Dans l’industrie textile et habillement, les entreprises employant 10 personnes occupent 157.742 salariés. Le segment offshore est prépondérant dans les trois branches industrielles employant le plus grand nombre de cet effectif, à savoir la confection, la bonneterie et le finissage, où entre 91 et 93 % des salariés travaillent pour l’exportation.
Le nombre d’entreprises à participation étrangère est de 557, dont 383 sont à capitaux 100 % étrangers. 539 entreprises sont totalement exportatrices.
D’après les données de l’analyse sur le secteur du textile-habillement, réalisée par le Centre technique du textile (Cettex), la balance commerciale du secteur a enregistré, en 2021, une baisse de 4,2 points, tout en demeurant excédentaire à 125,2%, contre 129,3%, en 2020.
Toujours au cours de l’année 2021, la valeur des exportations du secteur a atteint 7.634 MD, ce qui signifie que les exportations ont augmenté de 12,48% en dinars, de 13,47% en euros et de 22,85% en poids, par rapport à l’année 2020.
Les exportations de la filière habillement ont enregistré une hausse de 15,73 % en DT et de +11,35% en poids, tandis que celles de la filière textile ont baissé de 0,11% en DT et augmenté de 30,39% en poids, par rapport à 2020.

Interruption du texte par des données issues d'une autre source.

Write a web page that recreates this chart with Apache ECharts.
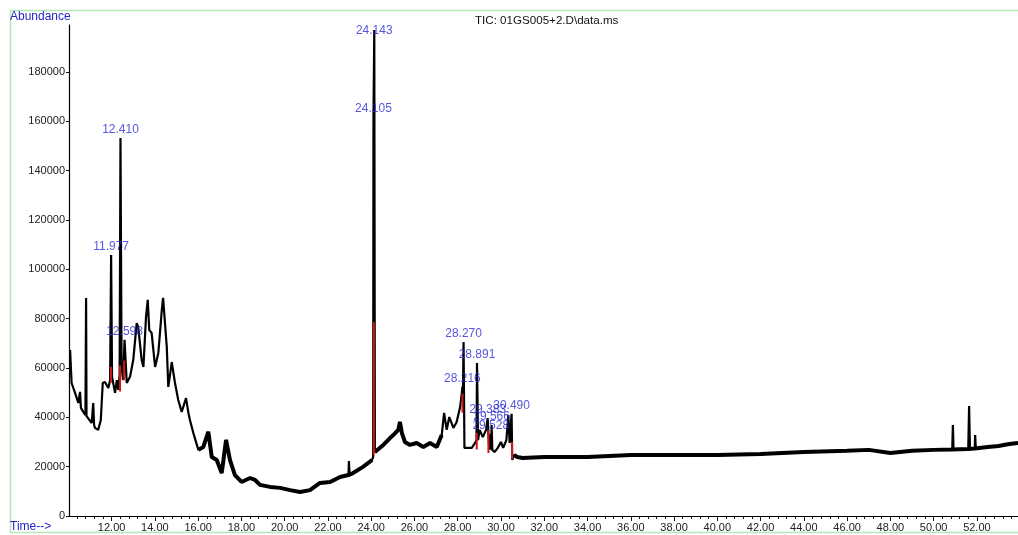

Concernant les importations, la valeur a atteint 6.098 MD, soit une hausse de 16,22% et de 6,07% en poids, par rapport à l’année 2020.
Pour les intrants en textile, ils ont augmenté de 16,12% en DT et de 5,71% en poids. Quant aux importations d’habillement, elles ont également enregistré une hausse de 16,68% en DT et de 15,44% en tonnes.
Enjeux et leviers stratégiques
Un plan de relance du secteur du textile et de l’habillement (2019-2023) a été mis en place en 2019, en se basant sur six leviers stratégiques. Il s’inscrit dans le cadre d’un pacte sectoriel de partenariat public-privé. Ces deux secteurs s’engagent, en effet, en tant que parties prenantes à respecter un certain nombre d’impératifs et de mesures à chaque niveau de levier.
Le premier levier consiste en la stratégie et la gouvernance à travers la mise en place d’un modèle de gouvernance public-privé adapté. « Trois composantes essentielles ont été réfléchies en tant que base dudit modèle. Il s’agit d’un Conseil national stratégique du secteur textile (Cnst), d’un fonds dédié au développement du secteur, ainsi que d’une instance de pilotage de l’exécution du plan de relance (Agence de pilotage) ». Le deuxième levier est l’intégration, qui se manifeste par une dizaine de projets stratégiques d’intégration identifiés.
Le troisième levier consiste en la promotion qui sera accentuée sur les marchés traditionnels et nouveaux. Pour ce faire, « il faudra trois actions majeures, à savoir construire et développer une proposition de valeur par filière sur la base des facteurs-clés d’attractivité et des cibles, établir un Plan Go to Market par filière, ainsi que développer la diplomatie économique pour favoriser le développement et l’accès aux marchés traditionnels (UE) et nouveaux (USA, Afrique) ». Le quatrième levier est celui de la formation qui sera co-construite et adaptée aux besoins des différentes filières textiles.
Le cinquième levier concerne les infrastructures à travers la mise en place d’une logistique performante. Cela signifie « offrir des infrastructures de qualité et aux meilleurs standards internationaux, ainsi qu’améliorer la compétitivité logistique des filières : les zones industrielles, les infrastructures eau et environnement, et notamment un parc de production d’énergie ».
Le dernier est celui de l’environnement des affaires, un des leviers-clés du plan de relance. Il s’agira donc de mettre en place des mesures incitatives adaptées aux attentes du secteur du textile et de l’habillement. Ces mesures consistent à « permettre des incitations spécifiques adaptées aux attentes du secteur ( dont la tarification préférentielle de l’énergie , de l’eau et de l’environnement, à établir des contrats programmes avec les entreprises leaders, à faciliter les procédures administratives (export, implantation IDE et autres), à lancer des mesures de rationalisation des importations (contrôle technique, prix tendance…), à instaurer une concurrence loyale entre les importateurs et les fabricants pour le marché local, ainsi qu’à faciliter la commercialisation de 30% des produits des entreprises totalement exportatrices sur le marché local ». Ayant consigné dans ce document unifié leurs engagements mutuels, les partenaires espèrent apporter à l’ensemble des investisseurs et régulateurs/autorités la visibilité nécessaire sur les perspectives du secteur textile d’ici à 2023.Les investissements relatifs aux projets stratégiques d’intégration sont de l’ordre de 265 à 345 millions de dinars tunisiens, dont plus de la moitié est mobilisé sur les deux premières années du plan.